1. Little kids on planes
I know kids have to travel too, but there are various situations in which children should be seen and not heard, and the aeroplane is one of those situations. there is nothing worse than being in a small enclosed space for an extended period of time, with nowhere to run or hide, and some bratty kid is screaming or crying or telling the entire plane about their thoughts on the in-flight movie or whatever. another thing annoying kids are good at is kicking the back of my damn seat. i feel like the last few times i have been on a plane, there has been some horrible child just kicking away at the back of my seat. now, i realise the parents of said children hold some blame in this, but i'll get to that later. bottom line: kids are annoying as hell on planes.
2. Lazy/ignorant parents on planes.
we all know the type. parents who stubbornly turn a blind eye to their kids' annoying behaviour (see above for detailed list), because they are too selfish to consider the comfort and sanity of other passengers. it's really not that hard to BE a freaking parent and tell your kid to stop kicking the seat in front of them, stop running up and down the aisles, stop throwing their toys, and shut the hell up.
on a related topic, there are also the parents who admittedly, get points for using their parenting skills, however these skills have a lot of room for improvement. it is one thing to tell your kids off in an inside voice. but please, do not scream at them. that's just as bad as your kid screaming.

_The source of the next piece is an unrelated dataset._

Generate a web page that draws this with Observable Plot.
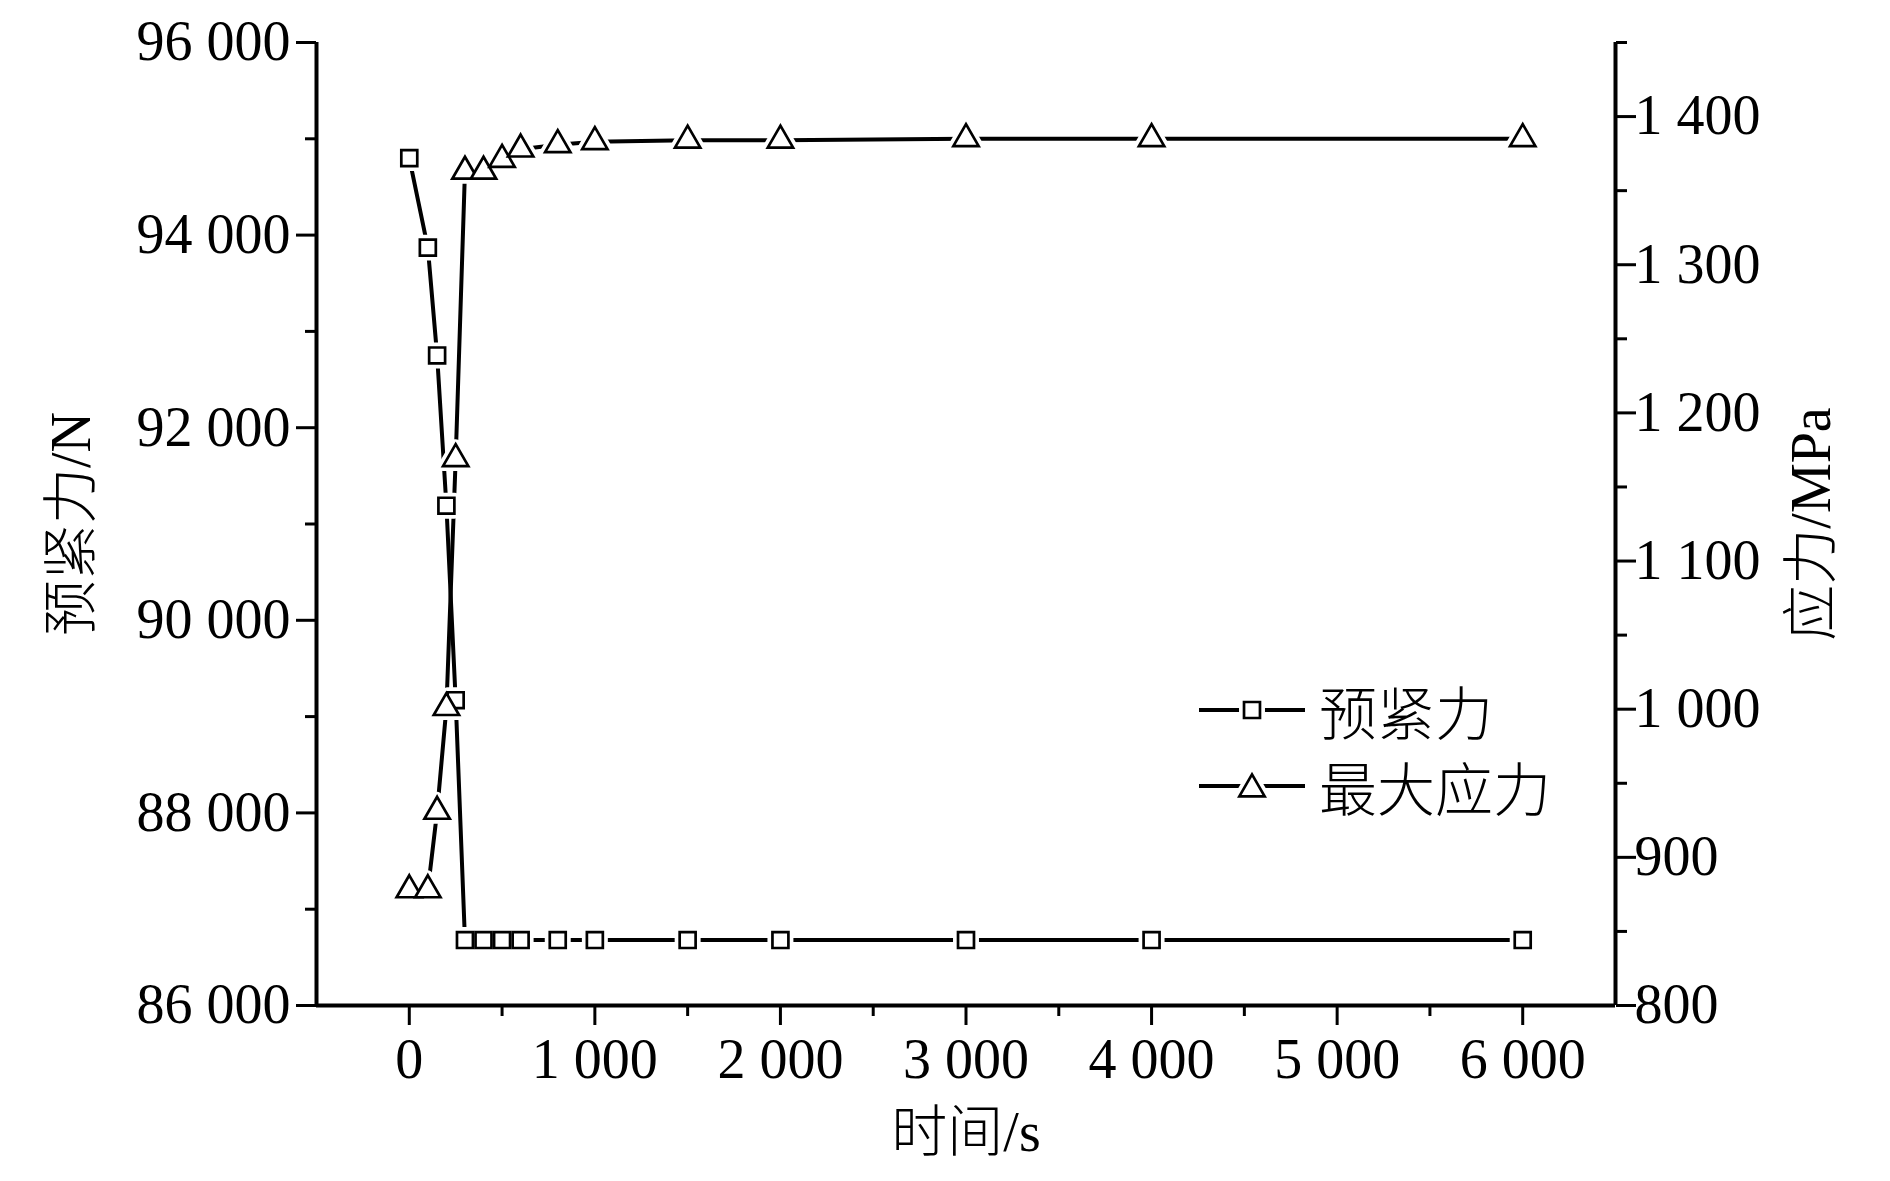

3. People who stand up the second the plane lands, and proceed to stand in the aisles, acting like it's a big race to get off the plane. EVERYONE knows that you're not going to be able to get off the plane for a while, and yet EVERY SINGLE TIME, people feel the need to get out of their seats as soon as the seatbelt lights go off. WHY. sit the hell down and WAIT. seriously.
4. People who lean their chair all the way back in front of you, especially when you're using the food tray or watching a movie on the screen in the back of the chair. Yes, i know it's hard to get comfortable on planes and you need to sleep, but please have consideration for the people around you. they don't need to be squashed to a pulp/have their food spilled everywhere/be literally face-to-face with their tv screen just because you want to turn the plane into your personal bed.
5. People who talk really loudly on the plane, especially when the cabin lights have been dimmed. Okay, you're excited, we get it. but you don't need to broadcast your conversation to the entire world. people are trying to sleep, or watch movies, so keep it down.
6. People who knock on the toilet doors. Okay, there is a lock for a reason, and if you use your brain and your eyes you will see the 'occupied' sign or the red mark on the outside of the door that clearly indicates there is someone inside the toilet. you don't need to knock. that's just stupid.
7. People who don't lock the toilet doors. There's a lock for a reason, people. use it.